Microstructural evolution and high-temperature strengthening mechanisms of the IN 738LC superalloy prepared by selective laser melting

Abstract

Defect-free SLM-IN 738LC superalloy samples were fabricated using selective laser melting (SLM). The as-built samples exhibit a cellular structure with fine carbides, γ′ phases, and high-density dislocations at the cell boundary and nano-size γ′ phases in the interior, resulting in excellent deformation resistance and favorable mechanical properties at room temperature, with a yield strength (YS) of 970 MPa, an ultimate tensile strength (UTS) of 1263 MPa, and an elongation (EL) of 33%. This study investigates the evolution behavior of the γ′ phase at different solid solution treatment (SHT) temperatures and its impact on alloy strength and toughness. The 1020 + AHT sample exhibits a uniform distribution of coarse γ′ phases. The samples subjected to 1070 + AHT and 1120 + AHT display a bimodal distribution of γ′ phases. When the SHT temperature was further increased, fine spherical γ′ phases are evenly distributed in the 1160 + AHT and 1200 + AHT samples.

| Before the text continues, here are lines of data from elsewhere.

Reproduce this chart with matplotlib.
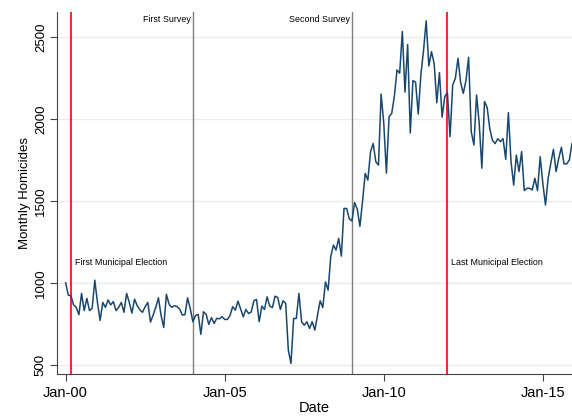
import numpy as np
import matplotlib.pyplot as plt

plt.rcParams['font.family'] = ['Liberation Sans', 'DejaVu Sans']

# monthly homicides, Jan 2000 - Dec 2015
homicides = [
    1000, 925, 920, 865, 850, 805, 935, 830, 905, 830, 845, 1016,
    880, 770, 880, 850, 895, 865, 885, 830, 850, 880, 820, 935,
    880, 815, 900, 860, 835, 820, 855, 880, 760, 803, 850, 908,
    800, 727, 929, 870, 850, 860, 855, 840, 803, 805, 908, 843,
    762, 800, 807, 685, 823, 807, 746, 787, 752, 783, 780, 793,
    776, 776, 800, 854, 833, 888, 840, 792, 837, 812, 822, 890,
    898, 762, 857, 837, 914, 857, 849, 918, 910, 837, 890, 874,
    589, 507, 782, 782, 935, 762, 741, 762, 721, 762, 711, 802,
    890, 849, 1005, 955, 1160, 1230, 1200, 1271, 1163, 1454, 1454, 1390,
    1378, 1490, 1450, 1345, 1500, 1668, 1627, 1800, 1851, 1739, 1719, 2153,
    1974, 1670, 2014, 2035, 2140, 2300, 2280, 2535, 2165, 2455, 1915, 2235,
    2225, 2031, 2270, 2420, 2600, 2324, 2412, 2340, 2100, 2284, 2011, 2137,
    2162, 1893, 2208, 2249, 2371, 2222, 2157, 2235, 2377, 1923, 1842, 2147,
    1974, 1700, 2107, 2070, 1940, 1870, 1850, 1880, 1862, 1880, 1754, 2039,
    1740, 1597, 1780, 1679, 1801, 1563, 1577, 1577, 1567, 1638, 1563, 1770,
    1607, 1475, 1638, 1730, 1815, 1679, 1760, 1827, 1726, 1726, 1750, 1852,
]
months = np.arange(len(homicides))

tick_months = [0, 60, 120, 180]
tick_labels = ['Jan-00', 'Jan-05', 'Jan-10', 'Jan-15']
y_ticks = [500, 1000, 1500, 2000, 2500]

# events: month index, label, colour
event_months = [2, 48, 108, 144]
event_labels = ['First Municipal Election', 'First Survey', 'Second Survey', 'Last Municipal Election']
event_colors = ['red', '#7f7f7f', '#7f7f7f', 'red']

fig = plt.figure(figsize=(5.72, 4.16), dpi=100)
ax = fig.add_axes([0.099, 0.101, 0.901, 0.871])

for yt in y_ticks:
    ax.axhline(yt, color='#e6eef0', lw=1.0, zorder=0)

for m, c in zip(event_months, event_colors):
    ax.axvline(m, color=c, lw=1.2 if c == 'red' else 1.0, zorder=1)

ax.plot(months, homicides, color='#1a476f', lw=1.1, zorder=2)

# event labels
ax.text(event_months[0] + 1.5, 1126, event_labels[0], fontsize=6.4, va='center', ha='left')
ax.text(event_months[1] - 0.6, 2605, event_labels[1], fontsize=6.4, va='center', ha='right')
ax.text(event_months[2] - 0.6, 2605, event_labels[2], fontsize=6.4, va='center', ha='right')
ax.text(event_months[3] + 1.5, 1126, event_labels[3], fontsize=6.4, va='center', ha='left')

ax.set_xlim(-3.4, 191)
ax.set_ylim(443, 2656)
ax.set_xticks(tick_months)
ax.set_xticklabels(tick_labels, fontsize=10.5)
ax.set_yticks(y_ticks)
ax.set_yticklabels([str(v) for v in y_ticks], fontsize=9.5, rotation=90, va='center')
ax.tick_params(direction='out', length=5, width=0.8, color='#444444')
ax.tick_params(axis='y', pad=2)
ax.set_xlabel('Date', fontsize=10.5, labelpad=1)
ax.set_ylabel('Monthly Homicides', fontsize=9.5, labelpad=3)

for side in ['top', 'right']:
    ax.spines[side].set_visible(False)
for side in ['left', 'bottom']:
    ax.spines[side].set_color('#444444')
    ax.spines[side].set_linewidth(0.8)

fig.savefig('out.png', dpi=100)
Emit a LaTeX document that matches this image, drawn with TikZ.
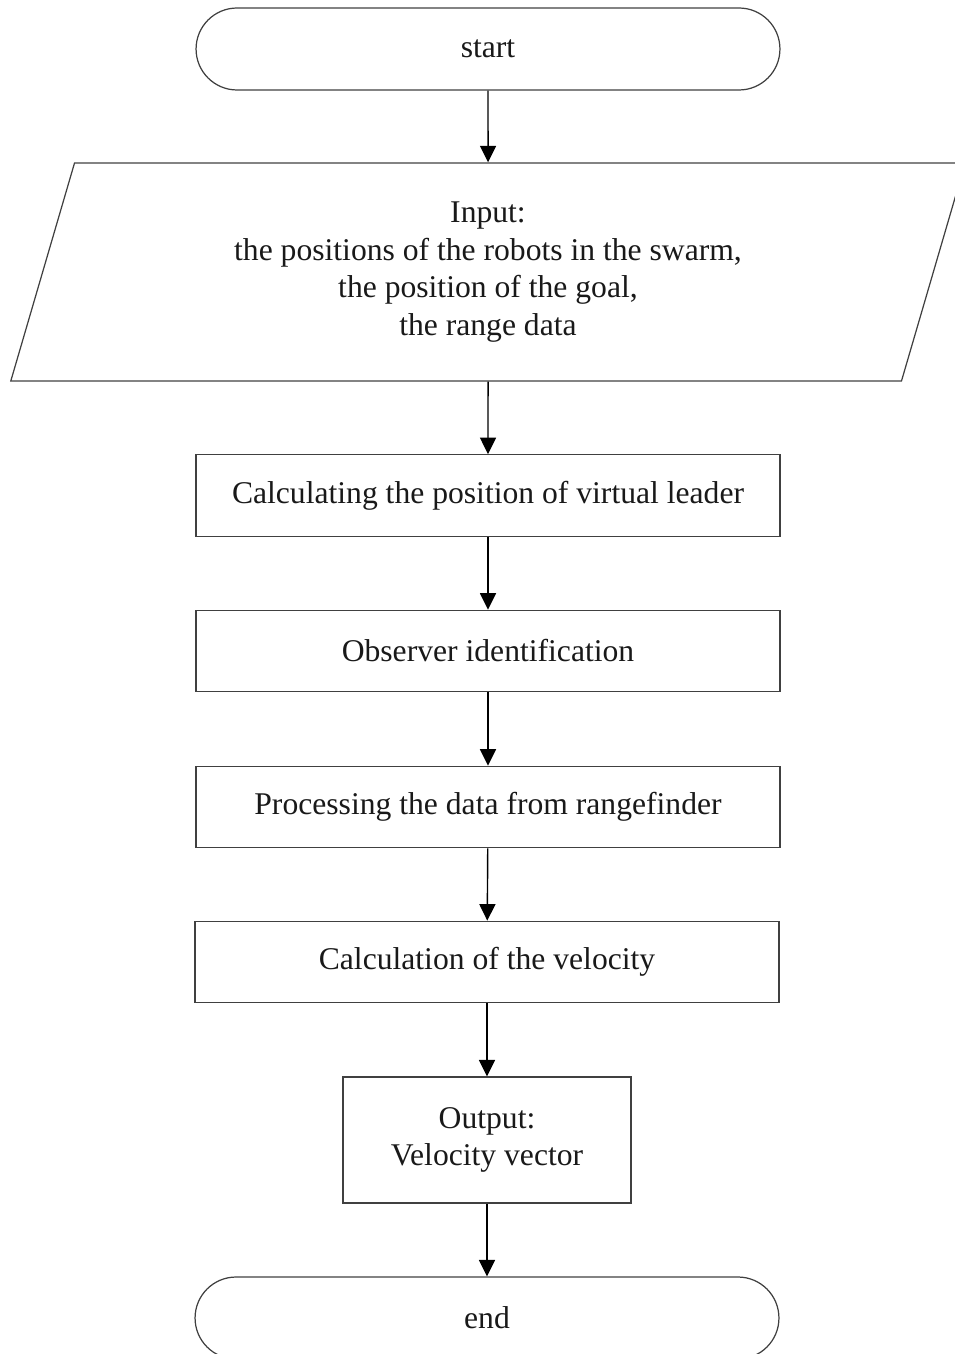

Moreover, the γ/γ′ eutectics at the grain boundaries gradually dissolve with increasing SHT temperature, whereas the size and fraction of carbides increase. The room temperature tensile test of the 1070 + AHT sample demonstrated a favorable balance between strength and plasticity (YS = 1217 MPa, UTS = 1472 MPa, EL = 9.25%). This is attributed to the synergistic strengthening effect of the bimodal distribution of the γ′ phase. The temperature-dependent deformation behavior of the 1070 + AHT sample was analyzed at 23 °C, 800 °C, 900 °C, and 1000 °C. At 23 °C, numerous dislocations accumulated around the γ/γ′ interfaces. When the temperature increased to 800–900 °C, the dislocations shearing γ′ phases is activated and the alloy remained high strength. At 1000 °C, both the dislocation shearing and dislocation bypassing mechanisms coexist, resulting in a decrease in the strength of the alloy and an increase in its plasticity. This work provides scientific and theoretical support for SLM-IN 738LC parts with favorable properties.